- _Do this_: Only the pictures are omitted; repeat all other data exactly.

* * * * * * * * *

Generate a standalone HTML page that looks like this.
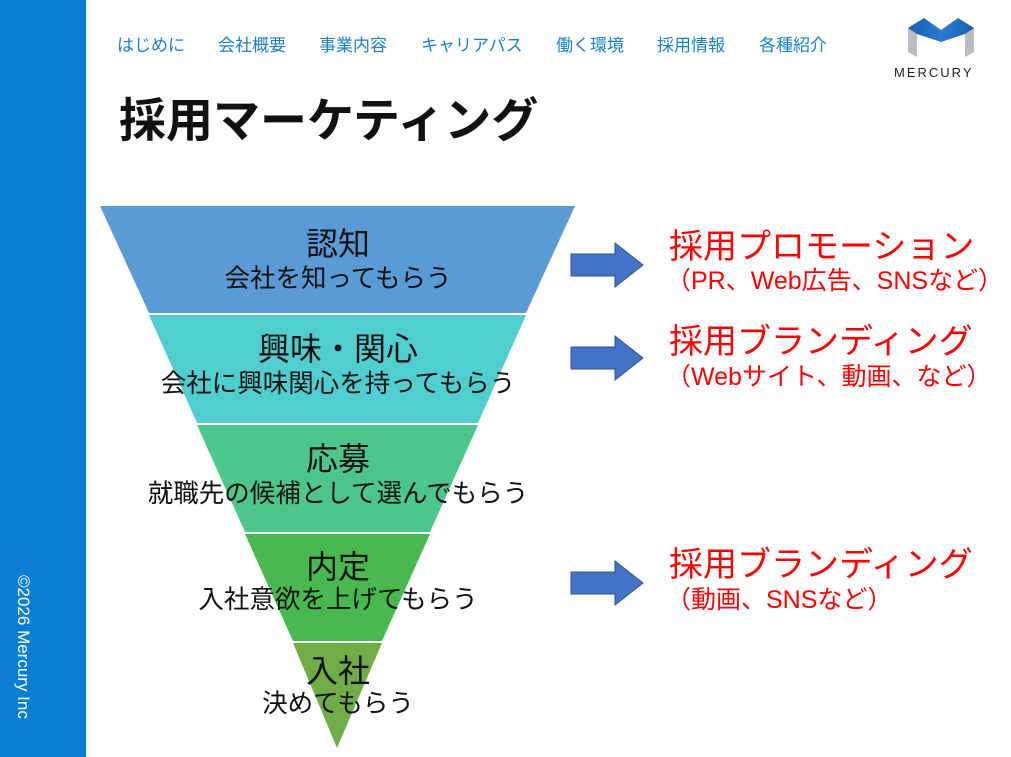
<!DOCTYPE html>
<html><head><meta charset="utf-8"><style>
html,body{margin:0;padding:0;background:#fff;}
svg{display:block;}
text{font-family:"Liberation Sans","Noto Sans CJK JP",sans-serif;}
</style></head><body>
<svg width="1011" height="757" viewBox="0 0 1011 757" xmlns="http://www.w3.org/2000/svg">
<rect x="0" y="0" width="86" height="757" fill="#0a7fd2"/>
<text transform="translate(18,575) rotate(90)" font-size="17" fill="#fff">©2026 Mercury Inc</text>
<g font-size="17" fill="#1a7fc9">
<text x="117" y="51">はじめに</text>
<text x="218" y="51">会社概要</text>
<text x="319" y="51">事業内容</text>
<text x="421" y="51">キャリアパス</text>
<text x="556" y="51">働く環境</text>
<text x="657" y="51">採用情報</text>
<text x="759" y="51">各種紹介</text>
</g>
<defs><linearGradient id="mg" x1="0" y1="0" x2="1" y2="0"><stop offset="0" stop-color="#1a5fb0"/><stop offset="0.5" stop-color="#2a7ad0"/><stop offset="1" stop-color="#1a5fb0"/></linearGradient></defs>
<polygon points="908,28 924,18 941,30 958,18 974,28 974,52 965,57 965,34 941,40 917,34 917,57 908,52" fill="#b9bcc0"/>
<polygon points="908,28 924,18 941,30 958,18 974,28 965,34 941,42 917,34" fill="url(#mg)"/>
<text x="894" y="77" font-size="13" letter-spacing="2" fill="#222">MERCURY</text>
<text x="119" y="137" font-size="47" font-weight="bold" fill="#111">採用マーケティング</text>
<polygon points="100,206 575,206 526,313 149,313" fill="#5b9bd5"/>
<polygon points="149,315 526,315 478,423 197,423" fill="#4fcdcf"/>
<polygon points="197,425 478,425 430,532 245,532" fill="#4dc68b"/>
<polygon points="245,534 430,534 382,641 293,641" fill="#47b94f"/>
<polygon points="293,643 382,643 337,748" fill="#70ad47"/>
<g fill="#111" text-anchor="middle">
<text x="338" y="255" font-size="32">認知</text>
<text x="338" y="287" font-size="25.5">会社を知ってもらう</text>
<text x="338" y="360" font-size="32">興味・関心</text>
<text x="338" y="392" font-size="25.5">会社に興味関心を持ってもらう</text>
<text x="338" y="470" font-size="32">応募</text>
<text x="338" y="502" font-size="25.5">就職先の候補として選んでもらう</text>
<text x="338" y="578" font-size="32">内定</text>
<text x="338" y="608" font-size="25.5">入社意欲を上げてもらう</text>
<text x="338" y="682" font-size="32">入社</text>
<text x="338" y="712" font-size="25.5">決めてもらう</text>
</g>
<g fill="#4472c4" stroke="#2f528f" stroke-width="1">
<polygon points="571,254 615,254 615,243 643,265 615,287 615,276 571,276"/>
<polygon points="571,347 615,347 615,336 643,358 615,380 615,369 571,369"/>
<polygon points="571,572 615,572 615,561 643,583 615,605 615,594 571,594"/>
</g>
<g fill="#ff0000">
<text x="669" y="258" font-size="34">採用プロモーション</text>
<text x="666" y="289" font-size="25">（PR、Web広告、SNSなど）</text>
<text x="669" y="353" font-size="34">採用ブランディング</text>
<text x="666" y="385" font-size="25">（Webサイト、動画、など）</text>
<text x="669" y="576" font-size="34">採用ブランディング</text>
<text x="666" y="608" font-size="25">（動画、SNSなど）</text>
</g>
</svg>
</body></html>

* * * * * * * * *

- _Expected answer_:
Generate a standalone HTML page that looks like this.
<!DOCTYPE html>
<html><head><meta charset="utf-8"><style>
html,body{margin:0;padding:0;background:#fff;}
svg{display:block;}
text{font-family:"Liberation Sans","Noto Sans CJK JP",sans-serif;}
</style></head><body>
<svg width="1011" height="757" viewBox="0 0 1011 757" xmlns="http://www.w3.org/2000/svg">
<rect x="0" y="0" width="86" height="757" fill="#0a7fd2"/>
<text transform="translate(18,575) rotate(90)" font-size="17" fill="#fff">©2026 Mercury Inc</text>
<g font-size="17" fill="#1a7fc9">
<text x="117" y="51">はじめに</text>
<text x="218" y="51">会社概要</text>
<text x="319" y="51">事業内容</text>
<text x="421" y="51">キャリアパス</text>
<text x="556" y="51">働く環境</text>
<text x="657" y="51">採用情報</text>
<text x="759" y="51">各種紹介</text>
</g>
<defs><linearGradient id="mg" x1="0" y1="0" x2="1" y2="0"><stop offset="0" stop-color="#1a5fb0"/><stop offset="0.5" stop-color="#2a7ad0"/><stop offset="1" stop-color="#1a5fb0"/></linearGradient></defs>
<polygon points="908,28 924,18 941,30 958,18 974,28 974,52 965,57 965,34 941,40 917,34 917,57 908,52" fill="#b9bcc0"/>
<polygon points="908,28 924,18 941,30 958,18 974,28 965,34 941,42 917,34" fill="url(#mg)"/>
<text x="894" y="77" font-size="13" letter-spacing="2" fill="#222">MERCURY</text>
<text x="119" y="137" font-size="47" font-weight="bold" fill="#111">採用マーケティング</text>
<polygon points="100,206 575,206 526,313 149,313" fill="#5b9bd5"/>
<polygon points="149,315 526,315 478,423 197,423" fill="#4fcdcf"/>
<polygon points="197,425 478,425 430,532 245,532" fill="#4dc68b"/>
<polygon points="245,534 430,534 382,641 293,641" fill="#47b94f"/>
<polygon points="293,643 382,643 337,748" fill="#70ad47"/>
<g fill="#111" text-anchor="middle">
<text x="338" y="255" font-size="32">認知</text>
<text x="338" y="287" font-size="25.5">会社を知ってもらう</text>
<text x="338" y="360" font-size="32">興味・関心</text>
<text x="338" y="392" font-size="25.5">会社に興味関心を持ってもらう</text>
<text x="338" y="470" font-size="32">応募</text>
<text x="338" y="502" font-size="25.5">就職先の候補として選んでもらう</text>
<text x="338" y="578" font-size="32">内定</text>
<text x="338" y="608" font-size="25.5">入社意欲を上げてもらう</text>
<text x="338" y="682" font-size="32">入社</text>
<text x="338" y="712" font-size="25.5">決めてもらう</text>
</g>
<g fill="#4472c4" stroke="#2f528f" stroke-width="1">
<polygon points="571,254 615,254 615,243 643,265 615,287 615,276 571,276"/>
<polygon points="571,347 615,347 615,336 643,358 615,380 615,369 571,369"/>
<polygon points="571,572 615,572 615,561 643,583 615,605 615,594 571,594"/>
</g>
<g fill="#ff0000">
<text x="669" y="258" font-size="34">採用プロモーション</text>
<text x="666" y="289" font-size="25">（PR、Web広告、SNSなど）</text>
<text x="669" y="353" font-size="34">採用ブランディング</text>
<text x="666" y="385" font-size="25">（Webサイト、動画、など）</text>
<text x="669" y="576" font-size="34">採用ブランディング</text>
<text x="666" y="608" font-size="25">（動画、SNSなど）</text>
</g>
</svg>
</body></html>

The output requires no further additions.